Episiotomy or simple second-degree perineal tears
– Locate the apex of the cut/tear and place a first stitch there if necessary.
– Suture the vaginal mucosa going from the inside out, to just behind the hymenal remnants, using a continuous or interrupted figure-of-eight absorbable suture; stitches should be close enough to prevent lodging of lochia in the following days, but not too deep, to avoid going into the rectum (Figure 5.25).
– Next, suture the muscle layer with two or three absorbable figure-of-eight sutures (Figure 5.26).
– Close the skin with rapidly absorbable or non-absorbable suture material, using interrupted (simple or vertical mattress) stitches; begin by placing the first stitch, without tying it, on the posterior commissure (Figure 5.27). Because the tissues will be oedematous in the days following the birth, avoid tying the knots too tight. Do a rectal examination to make sure that no stitches can be felt in the rectum. Remove compresses from inside the vagina.
Figure 5.25 - Suturing the mucosa
Figure 5.26 - Suturing the muscle
Figure 5.27 - Suturing the skin
Rupture of the anal sphincter
– A tear in the muscular ring can result in retraction of the two torn ends of the muscle, now hidden in the tissues. Insert a finger into the rectum to locate the two ends.
– Suture the sphincter with two or three absorbable figure-of-eight or horizontal mattress sutures (Figure 5.28).
– Continue in the same sequence as in the preceding case.

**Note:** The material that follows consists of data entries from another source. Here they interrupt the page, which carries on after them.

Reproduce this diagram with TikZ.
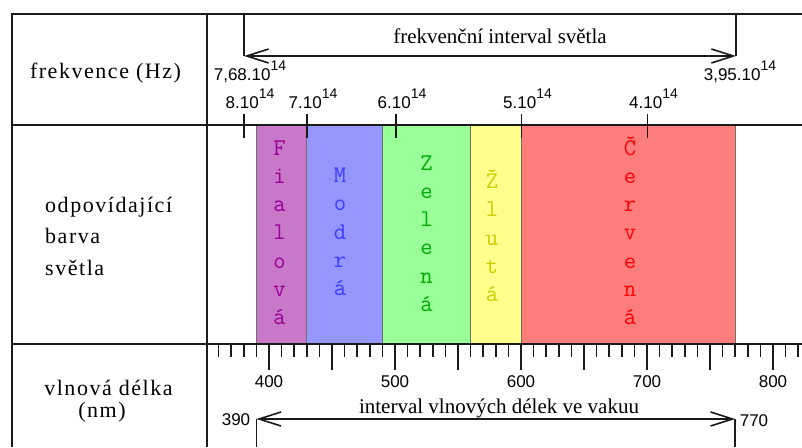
\documentclass[tikz,border=0pt]{standalone}
\usepackage{fontspec}
\setmainfont{Liberation Serif}
\newfontfamily\wideserif[LetterSpace=7]{Liberation Serif}
\newfontfamily\numsans{Liberation Sans}
\newfontfamily\bandmono{Latin Modern Mono}
\usepackage{xcolor}
\definecolor{cLine}{HTML}{1A1A1A}
\definecolor{cEdge}{HTML}{6E6E6E}
\definecolor{cVio}{HTML}{C878C8}
\definecolor{cVioT}{HTML}{990099}
\definecolor{cBlue}{HTML}{9696FF}
\definecolor{cBlueT}{HTML}{3C3CFF}
\definecolor{cGreen}{HTML}{99FF99}
\definecolor{cGreenT}{HTML}{00AA00}
\definecolor{cYel}{HTML}{FFFF8C}
\definecolor{cYelT}{HTML}{CCCC00}
\definecolor{cRed}{HTML}{FF7D7D}
\definecolor{cRedT}{HTML}{FF0000}
\usepackage{tikz}
\usetikzlibrary{positioning,arrows.meta}
% wavelength (nm) -> x position
\newcommand{\wl}[1]{269+1.26*(#1-400)}
\newcommand{\expo}[1]{\raisebox{10pt}{\fontsize{14}{14}\selectfont #1}}
\tikzset{
  frame-line/.style={line width=2pt,draw=cLine},
  band/.style={draw=cEdge,line width=0.8pt},
  band-letter/.style={font=\bandmono\fontsize{24}{24}\selectfont,
    inner sep=0pt,anchor=base},
  head-label/.style={font=\wideserif\fontsize{22}{26}\selectfont,
    inner sep=0pt,anchor=base},
  range-label/.style={font=\fontsize{21}{24}\selectfont,inner sep=0pt,anchor=base},
  num-label/.style={font=\numsans\fontsize{17}{20}\selectfont,inner sep=0pt,anchor=base},
  tick-mark/.style={line width=1.6pt,draw=cLine},
  % open arrow heads at both ends
  arrow-range/.style={{Straight Barb[length=22pt,width=14pt]}-{Straight Barb[length=22pt,width=14pt]},
    line width=1.6pt,draw=cLine},
}

\begin{document}
\begin{tikzpicture}[x=1pt,y=-1pt]
  \useasboundingbox (0,0) rectangle (802,447);
  % colour bands
  \draw[band,fill=cVio]   ({\wl{390}},125) rectangle ({\wl{430}},344);
  \draw[band,fill=cBlue]  ({\wl{430}},125) rectangle ({\wl{490}},344);
  \draw[band,fill=cGreen] ({\wl{490}},125) rectangle ({\wl{560}},344);
  \draw[band,fill=cYel]   ({\wl{560}},125) rectangle ({\wl{600}},344);
  \draw[band,fill=cRed]   ({\wl{600}},125) rectangle ({\wl{770}},344);
  \foreach \ch [count=\i from 0] in {F,i,a,l,o,v,á}
    \node[band-letter,text=cVioT] (fia-\i) at (279.5,155+28.3*\i) {\ch};
  \foreach \ch [count=\i from 0] in {M,o,d,r,á}
    \node[band-letter,text=cBlueT] (mod-\i) at (340,182.5+28.3*\i) {\ch};
  \foreach \ch [count=\i from 0] in {Z,e,l,e,n,á}
    \node[band-letter,text=cGreenT] (zel-\i) at (426.5,170+28.3*\i) {\ch};
  \foreach \ch [count=\i from 0] in {Ž,l,u,t,á}
    \node[band-letter,text=cYelT] (zlu-\i) at (492,188.5+28.3*\i) {\ch};
  \foreach \ch [count=\i from 0] in {Č,e,r,v,e,n,á}
    \node[band-letter,text=cRedT] (cer-\i) at (630,155+28.3*\i) {\ch};

  % table frame
  \draw[frame-line] (12,447) -- (12,14) -- (802,14);
  \draw[frame-line] (207,14) -- (207,447);
  \draw[frame-line] (12,125) -- (802,125);
  \draw[frame-line] (12,344) -- (802,344);

  % left column
  \node[head-label] (hd-freq) at (105.5,78) {frekvence (Hz)};
  \node[head-label,anchor=base west] (hd-col1) at (45,212) {odpovídající};
  \node[head-label,anchor=base west] (hd-col2) at (45,243.5) {barva};
  \node[head-label,anchor=base west] (hd-col3) at (45,275) {světla};
  \node[head-label] (hd-wave) at (108.5,395) {vlnová délka};
  \node[head-label] (hd-nm) at (102,417) {(nm)};

  % frequency row
  \coordinate (fq-top-l) at (244,14);
  \coordinate (fq-top-r) at (736,14);
  \coordinate (fq-l) at (244,56);
  \coordinate (fq-r) at (736,56);
  \draw[tick-mark] (fq-top-l) -- (fq-l);
  \draw[tick-mark] (fq-top-r) -- (fq-r);
  \draw[arrow-range] (fq-l) -- (fq-r);
  \node[range-label] (fq-text) at (500,43) {frekvenční interval světla};
  \node[num-label] (fq-max) at (250,80) {7,68.10\expo{14}};
  \node[num-label] (fq-min) at (740,80) {3,95.10\expo{14}};
  \foreach \x/\m in {244/8,307/7,396/6,521.5/5,647.5/4}{
    \draw[tick-mark] (\x,114) -- (\x,138);
    \node[num-label] (fq-\m) at (\x+6,108) {\m.10\expo{14}};
  }

  % wavelength scale
  \foreach \l in {360,370,...,820}
    \draw[tick-mark] ({\wl{\l}},344) -- ({\wl{\l}},357);
  \foreach \l in {400,450,...,800}
    \draw[tick-mark] ({\wl{\l}},344) -- ({\wl{\l}},370);
  \foreach \l in {400,500,...,800}
    \node[num-label] (nm-\l) at ({\wl{\l}},387) {\l};
  \coordinate (wl-l) at ({\wl{390}},419);
  \coordinate (wl-r) at ({\wl{770}},419);
  \coordinate (wl-bot-l) at ({\wl{390}},447);
  \coordinate (wl-bot-r) at ({\wl{770}},447);
  \draw[tick-mark] (wl-l) -- (wl-bot-l);
  \draw[tick-mark] (wl-r) -- (wl-bot-r);
  \draw[arrow-range] (wl-l) -- (wl-r);
  \node[range-label] (wl-text) at (499,413) {interval vlnových délek ve vakuu};
  \node[num-label] (wl-min) at (236,425) {390};
  \node[num-label] (wl-max) at (754,426) {770};
\end{tikzpicture}
\end{document}
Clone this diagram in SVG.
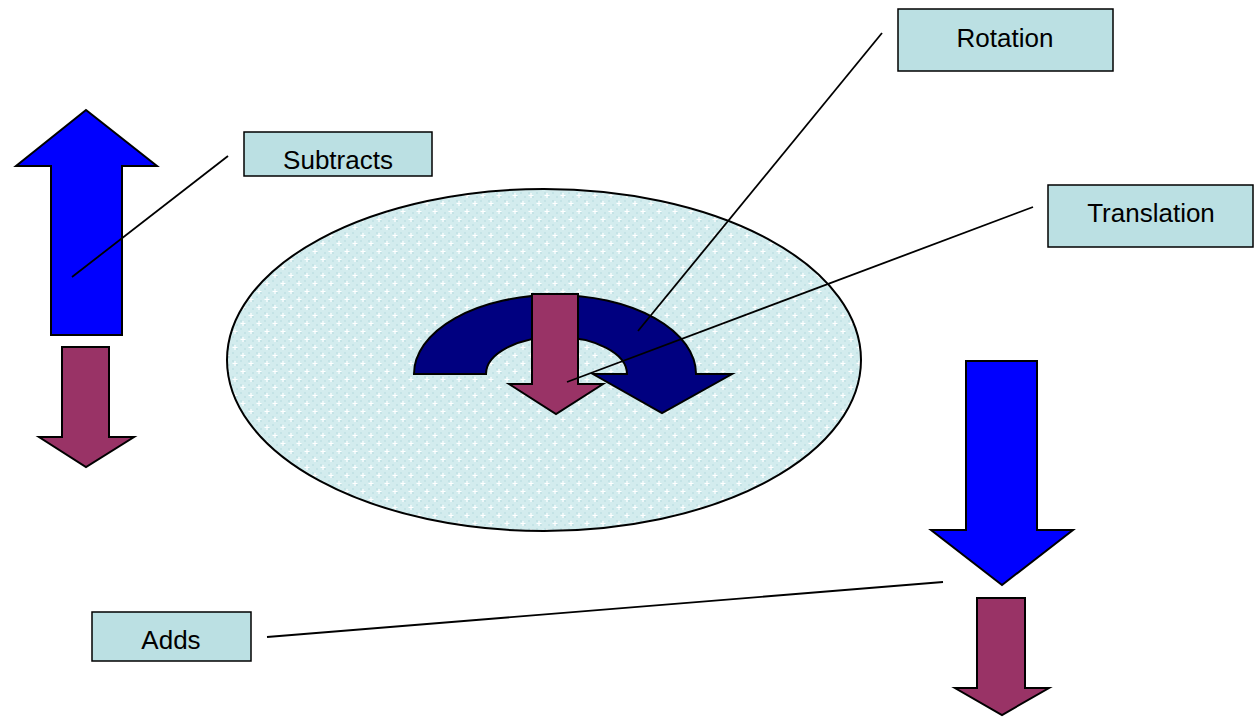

Figure 5.28 - Suturing the anal sphincter
Tear in the rectal mucosa
– Protect the wound from faecal material by placing a compress in the rectum (as with the vaginal tampon, do not forget to remove it).
– Swab with polyvidone iodine 10%.
– Suture the rectal mucosa, going from high to low, using absorbable, interrupted stitches knotted on the rectal surface (Figures 5.29).
– Continue in the same sequence as in the preceding case.
Figures 5.29 - Suturing the rectal mucosa
5.9.3 Post-operative care
– In all cases, the vulva should be cleansed with soap and water and dried when the patient urinates or defecates, at least twice daily.
– For nonabsorbable sutures: remove the stitches between the 5th and 8th day.
– Routine analgesia: paracetamol and/or ibuprofen (especially if there is perineal oedema). A short course of ibuprofen can be prescribed in breastfeeding women (maximum 5 days).
– For third- and especially fourth-degree tears, recommend a fibre-free diet (no fruits or vegetables) for two weeks, if possible. If necessary, give a laxative to prevent passage of hard stools over the sutured rectal mucosa.
– No antibiotics are needed for an episiotomy or perineal tear. For fourth-degree tears, administer metronidazole PO: 1.5 g/day in 3 divided doses for 5 days.
5.9.4 Management of complications
– Remove the stitches and drain.
– If there are no signs of infection and the bleeding has stopped, re-suture the episiotomy either completely or partially (to allow spontaneous drainage), or leave a drain in place.
– Remove the stitches, drain and, if necessary, remove non-viable tissues
– Minor infection: no antibiotic; drainage is enough.
– Severe infection: antibiotic therapy for 5 days (amoxicillin PO: 3 g/day in 3 divided doses + metronidazole PO: 1.5 g/day in 3 divided doses).